To fully enjoy the island, you shouldn’t limit yourself to paved roads. Off-roading is the only way to get to places that, without a motorcycle, we could only see on Google Maps. So knobby tires are a must. The more you dare with the tread, the fewer problems you'll have and the more relaxed you'll be as you tackle the trails. Even better if you have a motorcycle with a 21" front wheel.
Between June and August, temperatures can reach 40°C in some areas, so a fully ventilated summer outfit is highly recommended for a motorcycle trip to Sardinia. It is always a good idea to have at least one waterproof jacket to protect yourself from unexpected downpours or for evening travel, when temperatures can drop by fifteen degrees or more. A backpack with water bag is a great ally, especially for those who suffer in the heat or are used to drinking a lot. Being able to quench your thirst at any time is no small thing, and also drastically reduces the risk of dehydration, increasing your safety.

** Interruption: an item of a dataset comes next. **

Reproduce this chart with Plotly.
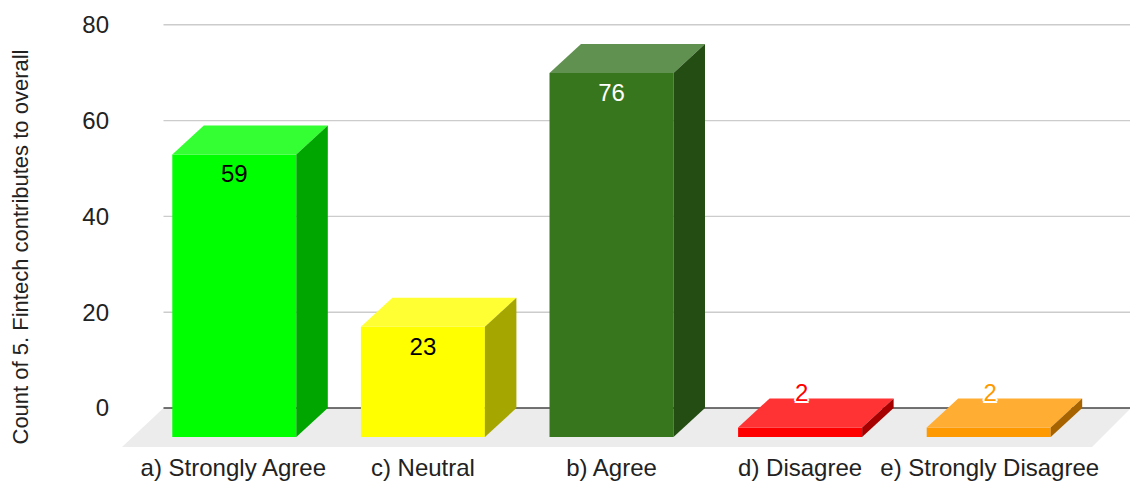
import plotly.graph_objects as go

# Survey responses, in the order they are charted
categories = ["a) Strongly Agree", "c) Neutral", "b) Agree", "d) Disagree", "e) Strongly Disagree"]
values = [59, 23, 76, 2, 2]
y_ticks = [0, 20, 40, 60, 80]
y_title = "Count of 5. Fintech contributes to overall"

front_colors = ["#00ff00", "#ffff00", "#38761d", "#ff0000", "#ff9900"]
top_colors = ["#33ff33", "#ffff33", "#609150", "#ff3333", "#ffad33"]
side_colors = ["#00a600", "#a6a600", "#244d13", "#a60000", "#a66300"]
label_colors = ["#000000", "#000000", "#ffffff", "#ff0000", "#ff9900"]

# Page geometry of the plot area
WIDTH, HEIGHT = 1130, 482
LEFT, RIGHT, TOP, BOTTOM = 122, 1130, 10, 447
FIRST_BAR_CENTER = 234.3
CATEGORY_STEP = 188.6
ZERO_PX = 408
UNIT_PX = 4.79


def x_at(px):
    return (px - FIRST_BAR_CENTER) / CATEGORY_STEP


def y_at(px):
    return (ZERO_PX - px) / UNIT_PX


# Oblique extrusion of each bar, in axis units
half_width = 62 / CATEGORY_STEP
depth_x = 31.5 / CATEGORY_STEP
depth_y = 29 / UNIT_PX
label_drop = 22 / UNIT_PX
short_bar_lift = 0.7
tick_nudges = [-1 / CATEGORY_STEP, 0, 0, 0, 1 / CATEGORY_STEP]

positions = list(range(len(values)))
fig = go.Figure()

# Front faces
fig.add_trace(go.Bar(
    x=positions,
    y=values,
    base=[-depth_y] * len(values),
    width=half_width * 2,
    marker=dict(color=front_colors, line=dict(width=0)),
    hoverinfo="skip",
))

# Top and side faces follow from the same values
for i, v in enumerate(values):
    left = i - half_width
    right = i + half_width
    fig.add_trace(go.Scatter(
        x=[left, right, right + depth_x, left + depth_x, left],
        y=[v - depth_y, v - depth_y, v, v, v - depth_y],
        mode="lines", fill="toself", fillcolor=top_colors[i],
        line=dict(width=0), hoverinfo="skip",
    ))
    fig.add_trace(go.Scatter(
        x=[right, right + depth_x, right + depth_x, right, right],
        y=[v - depth_y, v, 0, -depth_y, v - depth_y],
        mode="lines", fill="toself", fillcolor=side_colors[i],
        line=dict(width=0), hoverinfo="skip",
    ))

# Value labels: on the front face for tall bars, above the lid for short ones.
# Short-bar labels carry a white outline so they stay legible on their own colour.
halo = ", ".join(
    f"{dx}px {dy}px 0 #ffffff"
    for dx, dy in [(-2, 0), (2, 0), (0, -2), (0, 2), (-1.5, -1.5), (1.5, -1.5), (-1.5, 1.5), (1.5, 1.5)]
)
for i, v in enumerate(values):
    short = v < 10
    fig.add_trace(go.Scatter(
        x=[i + (1.5 / CATEGORY_STEP if short else 0)],
        y=[v + short_bar_lift if short else v - depth_y - label_drop],
        mode="text",
        text=[str(v)],
        textposition="middle center",
        textfont=dict(
            family="Liberation Sans, Arial, sans-serif",
            size=24,
            color=label_colors[i],
            shadow=halo if short else "none",
        ),
        hoverinfo="skip",
    ))

# Floor, gridlines and baseline sit behind the bars
shapes = [dict(
    type="path",
    path=(f"M {x_at(122)} {y_at(447)} L {x_at(163.5)} 0 "
          f"L {x_at(1131)} 0 L {x_at(1092)} {y_at(447)} Z"),
    xref="x", yref="y", fillcolor="#ececec", line=dict(width=0), layer="below",
)]
for t in y_ticks:
    shapes.append(dict(
        type="line", xref="x", yref="y",
        x0=x_at(163.5), x1=x_at(1130), y0=t, y1=t,
        line=dict(color="#444444" if t == 0 else "#cccccc", width=1.4),
        layer="below",
    ))

fig.update_layout(
    width=WIDTH,
    height=HEIGHT,
    margin=dict(l=LEFT, r=WIDTH - RIGHT, t=TOP, b=HEIGHT - BOTTOM, pad=0),
    paper_bgcolor="#ffffff",
    plot_bgcolor="rgba(0,0,0,0)",
    showlegend=False,
    shapes=shapes,
    font=dict(family="Liberation Sans, Arial, sans-serif", color="#222222"),
    xaxis=dict(
        range=[x_at(LEFT), x_at(RIGHT)],
        tickmode="array",
        tickvals=[p + n for p, n in zip(positions, tick_nudges)],
        ticktext=categories,
        tickfont=dict(size=24, color="#222222"),
        showgrid=False, zeroline=False, showline=False, ticks="",
        ticklabelstandoff=4,
        fixedrange=True,
    ),
    yaxis=dict(
        range=[y_at(BOTTOM), y_at(TOP)],
        tickmode="array",
        tickvals=y_ticks,
        ticktext=[str(t) for t in y_ticks],
        tickfont=dict(size=24, color="#222222"),
        showgrid=False, zeroline=False, showline=False, ticks="",
        ticklabelstandoff=12,
        fixedrange=True,
    ),
    annotations=[dict(
        text=y_title,
        textangle=-90,
        xref="paper", yref="paper",
        x=(20 - LEFT) / (RIGHT - LEFT),
        y=(BOTTOM - 247.5) / (BOTTOM - TOP),
        xanchor="center", yanchor="middle",
        showarrow=False,
        font=dict(size=22, color="#222222"),
    )],
)

fig.write_html("out.html", config=dict(displayModeBar=False))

The more ‘off-road minded’ you are, the more important protective boots become. A technical adventure boot or pure off-roading boot may not be the most practical for a vacation, but you'll be thankful when you need to put your feet down in the stones to support more than two hundred kilos of motorcycle.
The amount of luggage you’ll carry depends on the expected duration of your trip. It’s best to equip yourself with a soft and spacious bag that can be tied onto the rack, so that you don't have to deal with side panniers, which add to the motocycle’s bulk and are not the best when riding through bushes. Be careful when fastening it to the motorcycle though, as a luggage net is convenient but not enough. We use as many straps as we deem necessary. Don't underestimate the jolts you’ll experience when riding; it's better to take an extra five minutes in the morning to fasten everything properly than to have to stop on the road to fix any loose bags.
A small or medium tank bag is perfect for storing frequently used items such as wallets, cameras and the like. Large tank bags are practical in terms of their capacity, but can be annoying when you’re riding in a standing position.